Identify each line holding the string "this" and copy it.
-------------------------
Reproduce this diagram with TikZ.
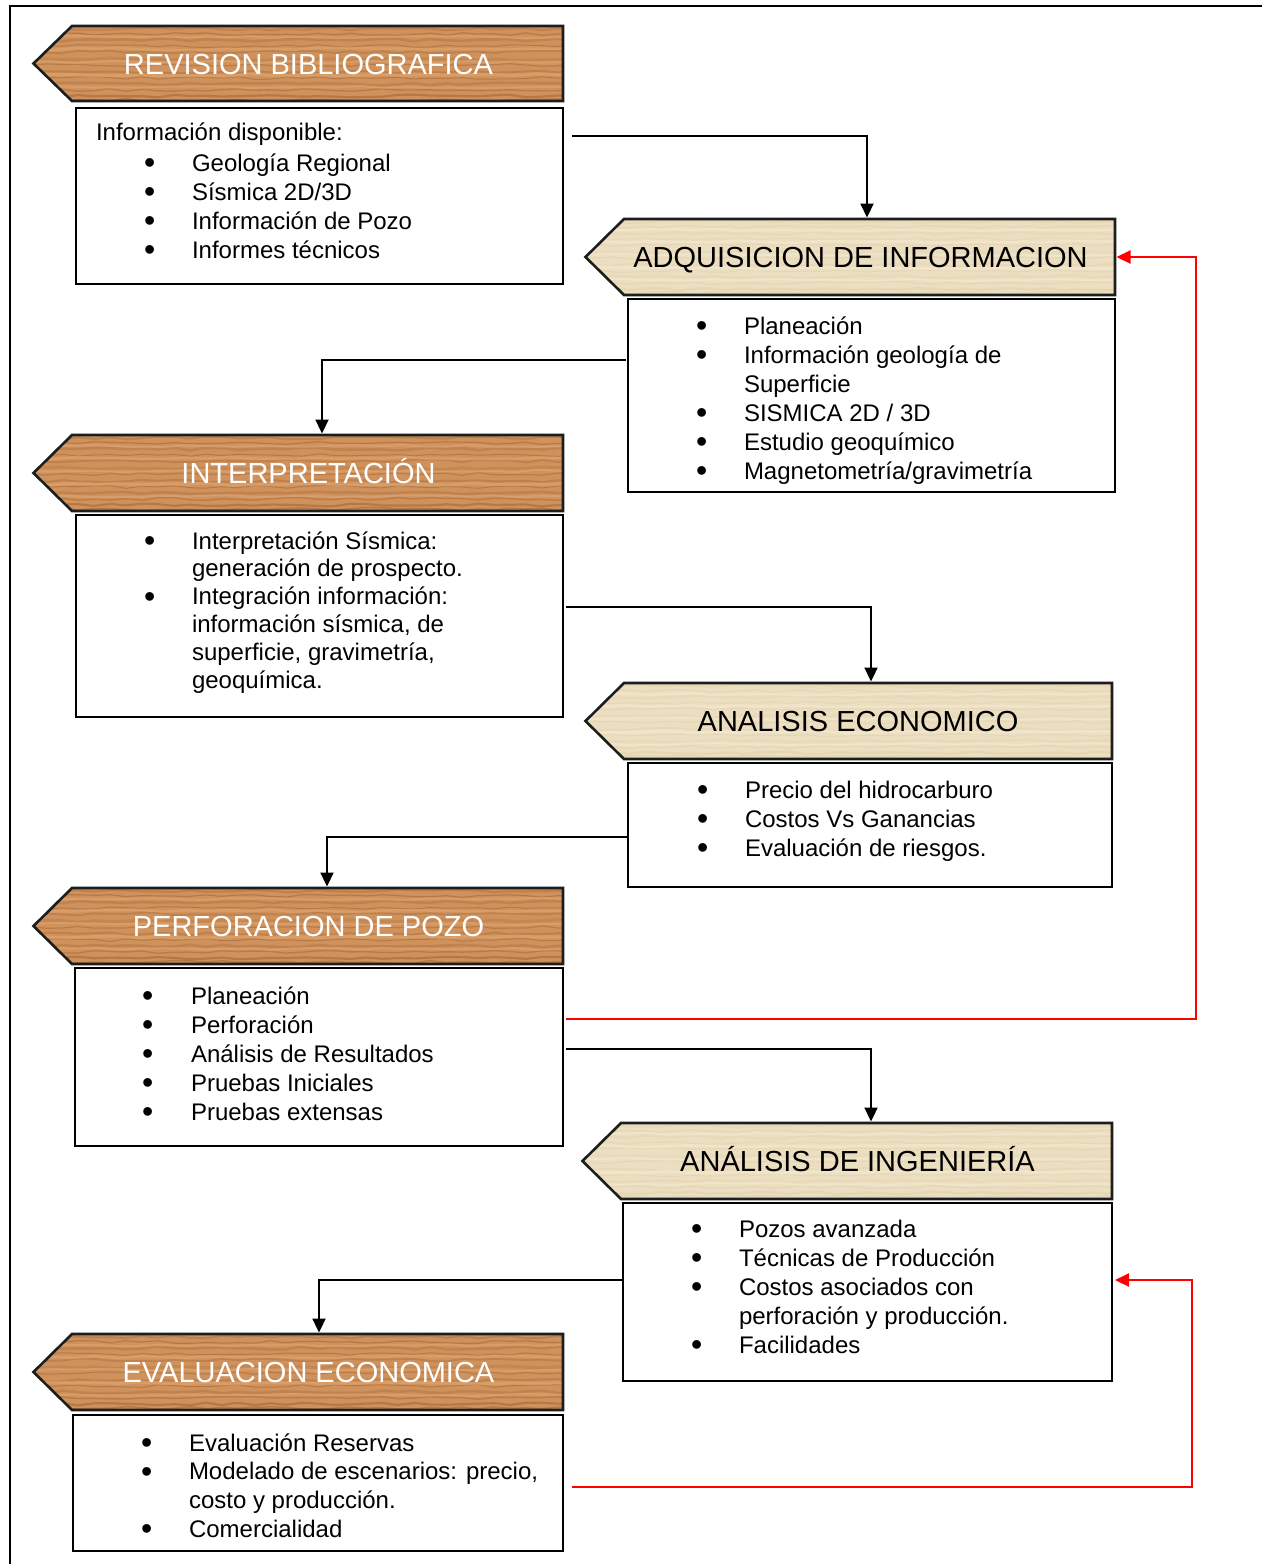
\documentclass[tikz,border=0pt]{standalone}
\usepackage{fontspec}
\setmainfont{Liberation Sans}
\usetikzlibrary{arrows.meta,decorations.pathmorphing}
\definecolor{woodbase}{RGB}{208,146,92}
\definecolor{woodstreak}{RGB}{158,96,48}
\definecolor{woodlight}{RGB}{228,174,120}
\definecolor{paperbase}{RGB}{236,222,192}
\definecolor{paperstreak}{RGB}{214,196,158}
\definecolor{paperlight}{RGB}{247,238,218}
\definecolor{hdrborder}{RGB}{28,30,30}
\newcommand\bul{\hspace*{-2pt}\smash{\raisebox{-2.5pt}{\fontsize{32}{29}\selectfont\textbullet}}}
\newcommand\drawhdr[3]{%
  \begin{scope}
    \clip (#1.north west) -- (#1.north east) -- (#1.south east) -- (#1.south west) -- ([xshift=-38.5pt]#1.west) -- cycle;
    \fill[#2base] ([xshift=-42pt]#1.north west) rectangle (#1.south east);
    \foreach \dy/\lw/\op in {3/2/0.35, 8/1.2/0.5, 14/2.6/0.3, 20/1/0.5, 26/1.8/0.35, 33/3/0.22, 39/1.2/0.45, 46/2/0.35, 52/1/0.5, 58/2.6/0.3, 64/1.4/0.45, 70/2.2/0.5, 74/1.5/0.5}{
      \draw[#2streak, line width=\lw pt, opacity=#3*\op, decorate,
        decoration={random steps, segment length=16pt, amplitude=1.4pt}]
        ([xshift=-42pt,yshift=-\dy pt]#1.north west) -- ([xshift=6pt,yshift=-\dy pt]#1.north east);
    }
    \foreach \dy/\lw in {11/2, 23/2.5, 36/2, 49/3, 61/2}{
      \draw[#2light, line width=\lw pt, opacity=0.45, decorate,
        decoration={random steps, segment length=22pt, amplitude=1.2pt}]
        ([xshift=-42pt,yshift=-\dy pt]#1.north west) -- ([xshift=6pt,yshift=-\dy pt]#1.north east);
    }
  \end{scope}
  \draw[hdrline] (#1.north west) -- (#1.north east) -- (#1.south east) -- (#1.south west) -- ([xshift=-38.5pt]#1.west) -- cycle;
}
\begin{document}
\begin{tikzpicture}[x=1pt,y=-1pt,
  hrect/.style={shape=rectangle, inner sep=0pt, outer sep=0pt, draw=none},
  hdrline/.style={draw=hdrborder, line width=2.6pt, line join=miter},
  htxt/.style={inner sep=0pt, outer sep=0pt, anchor=base, font=\fontsize{29}{34}\selectfont},
  boxs/.style={shape=rectangle, draw=black, line width=1.3pt, inner sep=0pt, outer sep=0pt},
  txt/.style={inner sep=0pt, outer sep=0pt, anchor=base west, font=\fontsize{24}{29}\selectfont},
  conn/.style={line width=2.2pt, -{Triangle[length=14pt,width=13pt]}},
  redconn/.style={conn, color=red}]
\useasboundingbox (0,0) rectangle (1262,1564);
\fill[white] (0,0) rectangle (1262,1564);
% frame
\draw[line width=1.5pt] (1262,6) -- (10,6) -- (10,1564);
\pgfmathsetseed{11}
% headers
\node[hrect, minimum width=491pt, minimum height=75pt] (h1) at (317.5,63.5) {};
\node[hrect, minimum width=491pt, minimum height=76pt] (h2) at (869.5,257) {};
\node[hrect, minimum width=491pt, minimum height=76pt] (h3) at (317.5,473) {};
\node[hrect, minimum width=488pt, minimum height=76pt] (h4) at (868,721) {};
\node[hrect, minimum width=491pt, minimum height=76pt] (h5) at (317.5,926) {};
\node[hrect, minimum width=491pt, minimum height=76pt] (h6) at (866.5,1161) {};
\node[hrect, minimum width=491pt, minimum height=76pt] (h7) at (317.5,1372) {};
\drawhdr{h1}{wood}{1}
\drawhdr{h2}{paper}{0.6}
\drawhdr{h3}{wood}{1}
\drawhdr{h4}{paper}{0.6}
\drawhdr{h5}{wood}{1}
\drawhdr{h6}{paper}{0.6}
\drawhdr{h7}{wood}{1}
\node[htxt, text=white] (h1t) at ([xshift=-9pt,yshift=-10.5pt]h1.center) {REVISION BIBLIOGRAFICA};
\node[htxt, text=black] (h2t) at ([xshift=-9pt,yshift=-10.5pt]h2.center) {ADQUISICION DE INFORMACION};
\node[htxt, text=white] (h3t) at ([xshift=-9pt,yshift=-10.5pt]h3.center) {INTERPRETACIÓN};
\node[htxt, text=black] (h4t) at ([xshift=-10pt,yshift=-10.5pt]h4.center) {ANALISIS ECONOMICO};
\node[htxt, text=white] (h5t) at ([xshift=-9pt,yshift=-10.5pt]h5.center) {PERFORACION DE POZO};
\node[htxt, text=black] (h6t) at ([xshift=-9pt,yshift=-10.5pt]h6.center) {ANÁLISIS DE INGENIERÍA};
\node[htxt, text=white] (h7t) at ([xshift=-9pt,yshift=-10.5pt]h7.center) {EVALUACION ECONOMICA};
% boxes
\node[boxs, minimum width=487pt, minimum height=176pt] (b1) at (319.5,196) {};
\node[boxs, minimum width=487pt, minimum height=193pt] (b2) at (871.5,395.5) {};
\node[boxs, minimum width=487pt, minimum height=202pt] (b3) at (319.5,616) {};
\node[boxs, minimum width=484pt, minimum height=124pt] (b4) at (870,825) {};
\node[boxs, minimum width=488pt, minimum height=178pt] (b5) at (319,1057) {};
\node[boxs, minimum width=489pt, minimum height=178pt] (b6) at (867.5,1292) {};
\node[boxs, minimum width=490pt, minimum height=136pt] (b7) at (318,1483) {};
% box texts
\node[txt] (l1a) at (96,140) {Información disponible:};
\node[txt] (l1) at (146,171) {\begin{tabular}[t]{@{}p{46pt}@{}l@{}}
\bul & Geología Regional\\
\bul & Sísmica 2D/3D\\
\bul & Información de Pozo\\
\bul & Informes técnicos
\end{tabular}};
\node[txt] (l2) at (698,334) {\begin{tabular}[t]{@{}p{46pt}@{}l@{}}
\bul & Planeación\\
\bul & Información geología de\\
 & Superficie\\
\bul & SISMICA 2D / 3D\\
\bul & Estudio geoquímico\\
\bul & Magnetometría/gravimetría
\end{tabular}};
\node[txt, font=\fontsize{24}{27.8}\selectfont] (l3) at (146,549) {\begin{tabular}[t]{@{}p{46pt}@{}l@{}}
\bul & Interpretación Sísmica:\\
 & generación de prospecto.\\
\bul & Integración información:\\
 & información sísmica, de\\
 & superficie, gravimetría,\\
 & geoquímica.
\end{tabular}};
\node[txt] (l4) at (699,798) {\begin{tabular}[t]{@{}p{46pt}@{}l@{}}
\bul & Precio del hidrocarburo\\
\bul & Costos Vs Ganancias\\
\bul & Evaluación de riesgos.
\end{tabular}};
\node[txt] (l5) at (144,1004) {\begin{tabular}[t]{@{}p{47pt}@{}l@{}}
\bul & Planeación\\
\bul & Perforación\\
\bul & Análisis de Resultados\\
\bul & Pruebas Iniciales\\
\bul & Pruebas extensas
\end{tabular}};
\node[txt] (l6) at (693,1237) {\begin{tabular}[t]{@{}p{46pt}@{}l@{}}
\bul & Pozos avanzada\\
\bul & Técnicas de Producción\\
\bul & Costos asociados con\\
 & perforación y producción.\\
\bul & Facilidades
\end{tabular}};
\node[txt, font=\fontsize{24}{28.7}\selectfont] (l7) at (143,1451) {\begin{tabular}[t]{@{}p{46pt}@{}l@{}}
\bul & Evaluación Reservas\\
\bul & Modelado de escenarios: precio,\\
 & costo y producción.\\
\bul & Comercialidad
\end{tabular}};
% black connectors
\draw[conn] ([xshift=9pt,yshift=-28pt]b1.north east) -| ([xshift=-2.5pt,yshift=1.5pt]h2.north);
\draw[conn] ([xshift=-2pt,yshift=-61pt]b2.north west) -| ([xshift=4.5pt,yshift=1.5pt]h3.north);
\draw[conn] ([xshift=3pt,yshift=-92pt]b3.north east) -| ([xshift=3pt,yshift=1.5pt]h4.north);
\draw[conn] ([yshift=-74pt]b4.north west) -| ([xshift=9.5pt,yshift=1.5pt]h5.north);
\draw[conn] ([xshift=3pt,yshift=-81pt]b5.north east) -| ([xshift=4.5pt,yshift=1.5pt]h6.north);
\draw[conn] ([yshift=-77pt]b6.north west) -| ([xshift=1.5pt,yshift=1.5pt]h7.north);
% red feedback connectors
\draw[redconn] ([xshift=3pt,yshift=-51pt]b5.north east) -| ([xshift=81pt]h2.east) -- ([xshift=1.5pt]h2.east);
\draw[redconn] ([xshift=9pt,yshift=-72pt]b7.north east) -| ([xshift=80pt,yshift=12pt]b6.east) -- ([xshift=3pt,yshift=12pt]b6.east);
\end{tikzpicture}
\end{document}
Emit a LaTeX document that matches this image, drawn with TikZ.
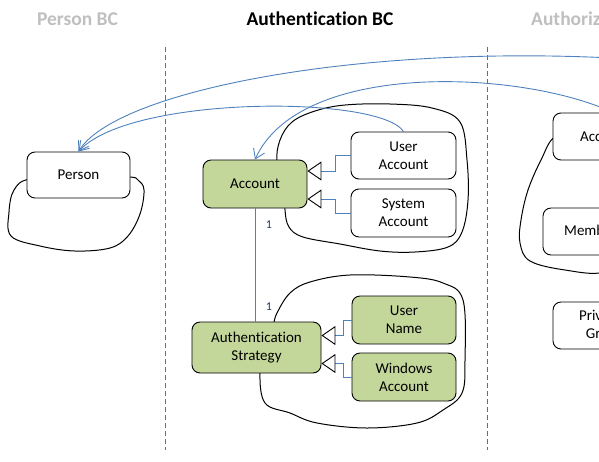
\documentclass[tikz,border=0pt]{standalone}
\usepackage{fontspec}
\setmainfont{Carlito}[Ligatures=NoCommon]
\usetikzlibrary{arrows.meta,calc}
\definecolor{boxgreen}{HTML}{C4D79B}
\definecolor{linkblue}{HTML}{4F81BD}
\definecolor{sepblue}{HTML}{4A72A8}
\definecolor{titlegray}{HTML}{BFBFBF}
\definecolor{labelblue}{HTML}{1F3B60}
\begin{document}
\begin{tikzpicture}[x=1pt,y=-1pt,
  box/.style={draw=black, line width=0.9pt, rounded corners=8pt, fill=white,
    minimum width=#1, minimum height=47pt, inner sep=0pt, align=center,
    font=\fontsize{15}{18}\selectfont},
  box/.default=104pt,
  greenbox/.style={box=#1, fill=boxgreen},
  greenbox/.default=104pt,
  lasso/.style={draw=black, line width=1pt},
  sep/.style={draw=sepblue, line width=0.9pt, dash pattern=on 5pt off 3pt},
  assoc/.style={draw=linkblue, line width=0.9pt, -{Straight Barb[length=9pt,width=12pt]}},
  gen/.style={draw=linkblue, line width=0.9pt,
    -{Triangle[open, length=14pt, width=19pt, color=black, line width=0.9pt]}},
  title/.style={font=\fontsize{19.5}{22}\selectfont\bfseries, anchor=base, inner sep=0pt},
  mult/.style={font=\fontsize{12}{14}\selectfont, text=labelblue, inner sep=0pt}
]
\useasboundingbox (0,0) rectangle (599,461);
\clip (0,0) rectangle (599,461);

% titles
\node[title, text=titlegray] (tperson) at (77.5,25) {Person BC};
\node[title, text=black] (tauthn) at (320,25) {Authentication BC};
\node[title, text=titlegray, anchor=base west] (tauthz) at (531,25) {Authorization BC};

% separators
\coordinate (s1a) at (165,47); \coordinate (s1b) at (165,450);
\coordinate (s2a) at (487,47); \coordinate (s2b) at (487,450);
\draw[sep] (s1a) -- (s1b);
\draw[sep] (s2a) -- (s2b);

% lassos
\draw[lasso] plot[smooth cycle, tension=0.6] coordinates {(78,178) (30,179) (14,190) (9,212) (11,236) (40,246) (75,251) (110,248) (128,236) (140,214) (144,190) (138,180) (128,177)};
\draw[lasso] plot[smooth cycle, tension=0.6] coordinates {(285,185) (277,162) (280,140) (292,122) (315,111) (345,105) (390,104) (432,108) (460,122) (467,160) (468,200) (462,232) (448,247) (415,252) (380,251) (340,244) (303,237) (289,227) (285,210)};
\draw[lasso] plot[smooth cycle, tension=0.6] coordinates {(266,350) (260,373) (265,403) (290,413) (317,423) (367,428) (417,423) (443,410) (462,393) (465,360) (463,300) (443,283) (410,277) (350,275) (310,282) (290,293) (277,313) (273,326)};
\draw[lasso] plot[smooth cycle, tension=0.6] coordinates {(580,140) (555,137) (541,160) (528,190) (521,220) (520,243) (530,261) (565,270) (605,272) (640,250) (640,150)};

% nodes
\node[box=103pt, minimum height=46pt] (person) at (78.5,175) {Person};
\node[greenbox, minimum height=48pt] (account) at (255,184) {Account};
\node[box=105pt] (useracc) at (403.5,155.5) {User\\Account};
\node[box=105pt, minimum height=48pt] (sysacc) at (403.5,213) {System\\Account};
\node[greenbox=129pt, minimum height=51pt] (authstrat) at (256.5,347.5) {Authentication\\Strategy};
\node[greenbox, minimum height=48pt] (username) at (404,320) {User\\Name};
\node[greenbox, minimum height=48pt] (winacc) at (404,377) {Windows\\Account};
\node[box] (zaccount) at (605,136.5) {Account};
\node[box=120pt] (zmember) at (603,231.5) {Membership};
\node[box] (zgroup) at (605,325.5) {Privilege\\Group};

% generalizations
\draw[gen] (useracc.west) -- ++(-15,0) |- ([yshift=13pt]account.east);
\draw[gen] (sysacc.west) -- ++(-15,0) |- ([yshift=-15pt]account.east);
\draw[gen] (username.west) -- ++(-8,0) |- ([yshift=12pt]authstrat.east);
\draw[gen] (winacc.west) -- ++(-8,0) |- ([yshift=-16pt]authstrat.east);

% association account -- strategy
\draw[draw=linkblue, line width=0.9pt] (account.south) -- (account.south |- authstrat.north);
\node[mult] (m1) at (269,225) {1};
\node[mult] (m2) at (269,307) {1};

% cross-context references
\coordinate (offa) at (612,58);
\coordinate (offc) at (612,112);
\draw[assoc] (offa) .. controls (350,45) and (115,92) .. (person.north);
\draw[assoc] (useracc.north) .. controls (380,95) and (130,95) .. (person.north);
\draw[assoc] (offc) .. controls (520,70) and (300,60) .. (account.north);
\end{tikzpicture}
\end{document}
-------------------------
## TASK SOLUTION
Reproduce this diagram with TikZ.
Emit a LaTeX document that matches this image, drawn with TikZ.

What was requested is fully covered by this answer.